Famous Failures: 5 Innovators Who Failed Before They Succeeded
We think that kids who learn to explore—and fail—with courage are happier, more creative and more confident when faced with life’s challenges. The essence of innovation is trial and unavoidable errors that get you closer to achieving your end goal. In fact, some of the most successful people in the world had to overcome failure at some point in their lives. Rather than giving up and allowing their failures to define them, they used setbacks as motivation to make a lasting impact in their field. Here are five stories from some of our favorite innovators who had a famous failure.
#1: Oprah Winfrey
Oprah Winfrey is the embodiment of someone who pushes herself out of her comfort zone—and has experienced great success for doing so. Winfrey started out her life in rural Mississippi, and at age three, her grandmother taught her how to read. She excelled at school, won a college scholarship and secured jobs in the media.
Early in her career, Oprah worked on a failed news show and was demoted from her primetime co-anchor role. However, Winfrey’s empathetic style later found traction and she gained her own talk show which rocketed her to international success.
After a quarter-century of success with her talk show, Oprah’s OWN network was written off as a failure by many when it initially struggled to build a viewership or turn a profit. By making a number of changes, such as redesigning programming and collaborating with other creators, Winfrey was able to turn things around, and the network stands to this day.
Winfrey took each setback in her path as a lesson. Her failures weren’t unscalable brick walls; they were stepping stones angling towards a different direction.
#2: J.K. Rowling
Today, J.K Rowling is famously more wealthy than the queen of England, but once upon a time, she was an ordinary parent with a story in the back of her mind. How did she come by her fairytale ending? She never gave up on her dream to publish a novel. A true visionary, Rowling believed that she could turn her vision into a reality and continued to believe in herself despite receiving dozens of rejection letters from publishers.
In her 2008 Harvard Commencement speech, Rowling shared that failure helped her discover that she had a strong will and discipline. Determination pulled her through tough times, and a job at Amnesty International drove home the importance of imagination and empathy. She went on to pen an epic story about a boy wizard whose most remarkable trait is his bravery, and the rest is magical history.
#3: George Lucas
The Star Wars movies may be blockbuster superhits, but before they were ever safe bets for Hollywood studio owners, George Lucas pioneered the genre in 1977 with his ground-breaking space fantasy. Making Star Wars was challenging to say the least. The film was rejected twice by studios before 20th Century Fox agreed to take a risk on Lucas’s ambitious (and expensive) vision.

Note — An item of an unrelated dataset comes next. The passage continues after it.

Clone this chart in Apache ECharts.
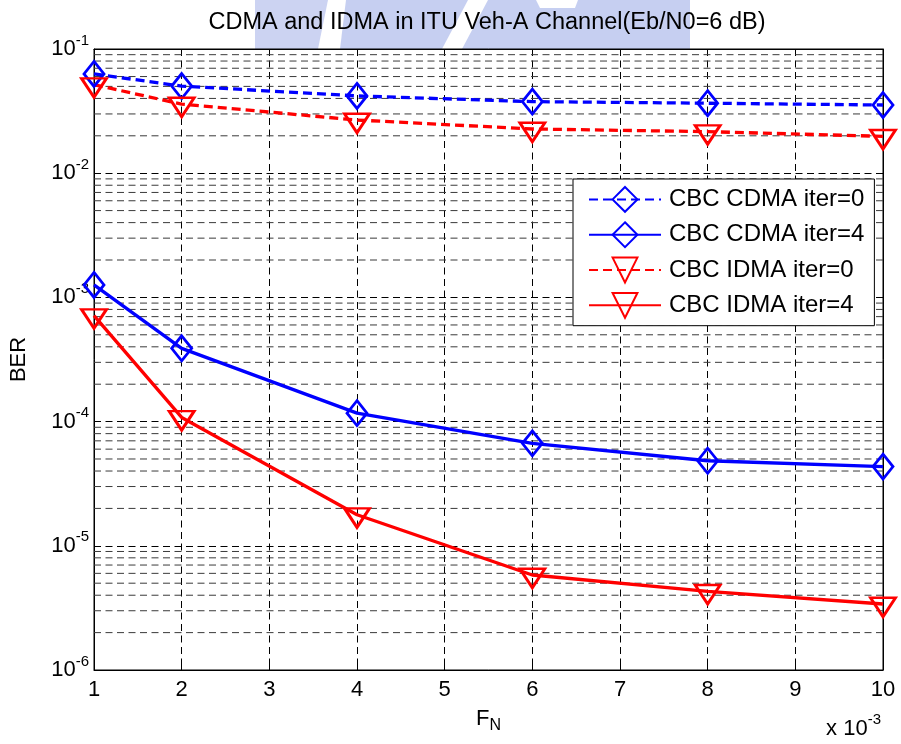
<!DOCTYPE html>
<html>
<head>
<meta charset="utf-8">
<script src="https://cdn.jsdelivr.net/npm/echarts@6/dist/echarts.min.js"></script>
<style>
  html, body { margin: 0; padding: 0; background: #fff; }
  #chart { width: 901px; height: 744px; }
</style>
</head>
<body>
<div id="chart"></div>
<script>
// Normalised Doppler frequency F_N (x 10^-3)
const fnValues = [1, 2, 4, 6, 8, 10];

// Bit error rate for each receiver / iteration count
const cdmaIter0 = [0.0630, 0.0503, 0.0419, 0.0377, 0.0366, 0.0354];
const cdmaIter4 = [1.26e-3, 3.89e-4, 1.17e-4, 6.68e-5, 4.84e-5, 4.34e-5];
const idmaIter0 = [0.0516, 0.0360, 0.0268, 0.0227, 0.0216, 0.0198];
const idmaIter4 = [7.13e-4, 1.08e-4, 1.78e-5, 5.82e-6, 4.30e-6, 3.40e-6];

const seriesNames = ['CBC CDMA iter=0', 'CBC CDMA iter=4', 'CBC IDMA iter=0', 'CBC IDMA iter=4'];

// Log-axis decades and the minor grid multipliers inside each decade
const decadeExponents = [-6, -5, -4, -3, -2];
const minorMultipliers = [2, 3, 4, 5, 6, 7, 8, 9];

const FONT = '"Liberation Sans", Arial, Helvetica, sans-serif';
const BLUE = '#0000ff';
const RED = '#ff0000';
const GRID_DASH = [7, 4.5];
const TRI_PATH = 'path://M0,0L20,0L10,17.32Z';

function pairs(ys) { return fnValues.map((x, i) => [x, ys[i]]); }

const minorGridValues = [];
decadeExponents.forEach(e => {
  minorMultipliers.forEach(k => {
    minorGridValues.push(k * Math.pow(10, e));
  });
});

function makeSeries(name, ys, color, dashed, isTriangle) {
  return {
    name: name,
    type: 'line',
    data: pairs(ys),
    z: 3,
    symbol: isTriangle ? TRI_PATH : 'diamond',
    symbolSize: isTriangle ? [25, 19] : [20, 25],
    symbolKeepAspect: false,
    symbolOffset: isTriangle ? [0, 3.2] : [0, 0],
    showAllSymbol: true,
    lineStyle: { color: color, width: 3.3, type: dashed ? [9, 5] : 'solid' },
    itemStyle: { color: 'rgba(0,0,0,0)', borderColor: color, borderWidth: 2.8 },
    emphasis: { disabled: true },
    animation: false
  };
}

const chart = echarts.init(document.getElementById('chart'), null, { renderer: 'canvas' });

const option = {
  backgroundColor: '#fff',
  animation: false,
  textStyle: { fontFamily: FONT },
  title: {
    text: 'CDMA and IDMA in ITU Veh-A Channel(Eb/N0=6 dB)',
    left: 482,
    textAlign: 'center',
    top: 6,
    textStyle: { fontFamily: FONT, fontSize: 23.5, fontWeight: 'normal', color: '#000' }
  },
  graphic: [
    // faint logo behind the title
    { type: 'polygon', z: -1, shape: { points: [[255, 0], [328, 0], [318, 49], [255, 49]] }, style: { fill: 'rgba(120,140,222,0.38)' } },
    { type: 'polygon', z: -1, shape: { points: [[346, 0], [468, 0], [442, 49], [340, 49]] }, style: { fill: 'rgba(120,140,222,0.42)' } },
    { type: 'polygon', z: -1, shape: { points: [[488, 0], [536, 0], [540, 8], [575, 8], [578, 0], [690, 0], [690, 49], [462, 49]] }, style: { fill: 'rgba(120,140,222,0.42)' } },
    {
      type: 'text', z: 10,
      style: {
        x: 881, y: 740,
        text: '{a|x 10}{s|-3}',
        align: 'right', verticalAlign: 'bottom',
        rich: {
          a: { fontFamily: FONT, fontSize: 22, color: '#000', verticalAlign: 'bottom', lineHeight: 22 },
          s: { fontFamily: FONT, fontSize: 15, color: '#000', verticalAlign: 'bottom', lineHeight: 15, padding: [0, 0, 13, 0] }
        }
      }
    }
  ],
  legend: {
    data: seriesNames,
    orient: 'vertical',
    left: 573,
    top: 179,
    padding: [7, 10, 7, 15],
    itemWidth: 72,
    itemHeight: 31,
    itemGap: 8.5,
    selectedMode: false,
    backgroundColor: '#fff',
    borderColor: '#000',
    borderWidth: 1,
    borderRadius: 0,
    textStyle: { fontFamily: FONT, fontSize: 24, color: '#000', padding: [0, 0, 0, 3], lineHeight: 26 }
  },
  grid: {
    left: 93, right: 18, top: 49, bottom: 74,
    show: true, borderColor: '#000', borderWidth: 1, backgroundColor: 'rgba(0,0,0,0)'
  },
  xAxis: [{
    type: 'value',
    min: 1, max: 10, interval: 1,
    name: '{f|F}{n|N}',
    nameLocation: 'middle',
    nameGap: 38,
    nameTextStyle: {
      rich: {
        f: { fontFamily: FONT, fontSize: 22, color: '#000', verticalAlign: 'top', lineHeight: 22 },
        n: { fontFamily: FONT, fontSize: 16, color: '#000', verticalAlign: 'top', lineHeight: 16, padding: [10, 0, 0, 0] }
      }
    },
    axisLine: { show: true, lineStyle: { color: '#000', width: 1 } },
    axisTick: { show: true, inside: true, length: 7, lineStyle: { color: '#000' } },
    axisLabel: { fontFamily: FONT, fontSize: 22, color: '#000', margin: 9 },
    splitLine: { show: true, lineStyle: { color: '#000', width: 1, type: GRID_DASH } }
  }, {
    type: 'value', position: 'top',
    min: 1, max: 10, interval: 1,
    axisLine: { show: true, lineStyle: { color: '#000' } },
    axisTick: { show: true, inside: true, length: 7, lineStyle: { color: '#000' } },
    axisLabel: { show: false },
    splitLine: { show: false }
  }],
  yAxis: [{
    type: 'log',
    logBase: 10,
    min: 1e-6, max: 1e-1,
    name: 'BER',
    nameLocation: 'middle',
    nameGap: 64,
    nameRotate: 90,
    nameTextStyle: { fontFamily: FONT, fontSize: 22, color: '#000' },
    axisLine: { show: true, lineStyle: { color: '#000', width: 1 } },
    axisTick: { show: true, inside: true, length: 7, lineStyle: { color: '#000' } },
    axisLabel: {
      margin: 5,
      formatter: function (v) {
        const e = Math.round(Math.log10(v));
        return '{b|10}{s|' + e + '}';
      },
      rich: {
        b: { fontFamily: FONT, fontSize: 22, color: '#000', verticalAlign: 'bottom', lineHeight: 22 },
        s: { fontFamily: FONT, fontSize: 15, color: '#000', verticalAlign: 'bottom', lineHeight: 15, padding: [0, 0, 12, 0] }
      }
    },
    splitLine: { show: true, lineStyle: { color: '#000', width: 1, type: GRID_DASH } }
  }, {
    type: 'log', position: 'right',
    logBase: 10,
    min: 1e-6, max: 1e-1,
    axisLine: { show: true, lineStyle: { color: '#000' } },
    axisTick: { show: true, inside: true, length: 7, lineStyle: { color: '#000' } },
    axisLabel: { show: false },
    splitLine: { show: false }
  }],
  series: [
    {
      // dashed minor grid at 2..9 x 10^n, placed through the log scale
      name: 'minor grid',
      type: 'custom',
      data: minorGridValues.map(v => [v]),
      z: 1,
      silent: true,
      clip: true,
      encode: { y: 0 },
      renderItem: function (params, api) {
        const v = api.value(0);
        const a = api.coord([1, v]);
        const b = api.coord([10, v]);
        return {
          type: 'line',
          shape: { x1: a[0], y1: a[1], x2: b[0], y2: b[1] },
          style: { stroke: '#3a3a3a', lineWidth: 1, lineDash: GRID_DASH, fill: null }
        };
      }
    },
    makeSeries(seriesNames[0], cdmaIter0, BLUE, true, false),
    makeSeries(seriesNames[1], cdmaIter4, BLUE, false, false),
    makeSeries(seriesNames[2], idmaIter0, RED, true, true),
    makeSeries(seriesNames[3], idmaIter4, RED, false, true)
  ]
};

chart.setOption(option);
</script>
</body>
</html>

Shooting the movie was mired with difficulties and quickly fell behind schedule. Some members of the cast and crew didn’t take the movie seriously because they’d never seen anything like it before. The first edit was a disaster and 40% of it didn’t make it to the final cut. A rough cut was screened to a number of Lucas’s director friends and it garnered mostly negative reviews. Lucas was under immense pressure to deliver and he suffered health problems as a result. But he was was determined to realize his vision and didn’t allow negative opinions of others to stop him from producing one of the most influential films of all time.
After all that, Star Wars went on to become a worldwide phenomenon and birthed a new motion picture genre. How’s that for game-changing?
#4: Michael Jordan
Michael Jordan is widely regarded as one of the best basketball players of all time. In 1978, a young Jordan fully expected to be on the varsity team as a high school sophomore, but when the roster list was announced, his name wasn’t on it. Jordan was heartbroken by what seemed like a failure on his part. What he didn’t know was that this was actually a strategic coaching decision. Even though he was extremely talented, Jordan was a younger and smaller player, so the coaches thought he’d get more game time and opportunities to hone his skills on the junior varsity team.
Jordan flourished because he used his disappointment as fuel to work even harder—an approach that eventually helped him break NBA records and stuck with him throughout his career. During his tenure as owner of a professional basketball team, the Charlotte Bobcats, the team had the worst-ever season in NBA history. Determined to turn things around, Jordan worked hard designing, testing, and redesigning solutions that put the team in a position to succeed, and the Bobcats eventually went on to reclaim a winning record.
#5: Thomas Edison
Quick, name an inventor. Did you say Thomas Edison? We thought so. It’s not just the headline; Edison is arguably the most iconic inventor in American history. Certainly among the most prolific, Edison held over 1,000 patents and is often thought of as the first celebrity entrepreneur.
While Edison had plenty of widespread success, he also experienced his share of failures. However, Edison’s mishaps did not stop his relentless innovation. He is the perfect case study on the subjects of vision, determination, and failing forward.
Before changing the world with his most famous invention, the incandescent light bulb, Edison was met with a myriad of setbacks. In fact, he attempted the lightbulb with unsuccessful results 1,000 times before prevailing. When a reporter asked him, “How did it feel to fail 1,000 times?” Edison replied, “I didn’t fail 1,000 times. The light bulb was an invention with 1,000 steps.”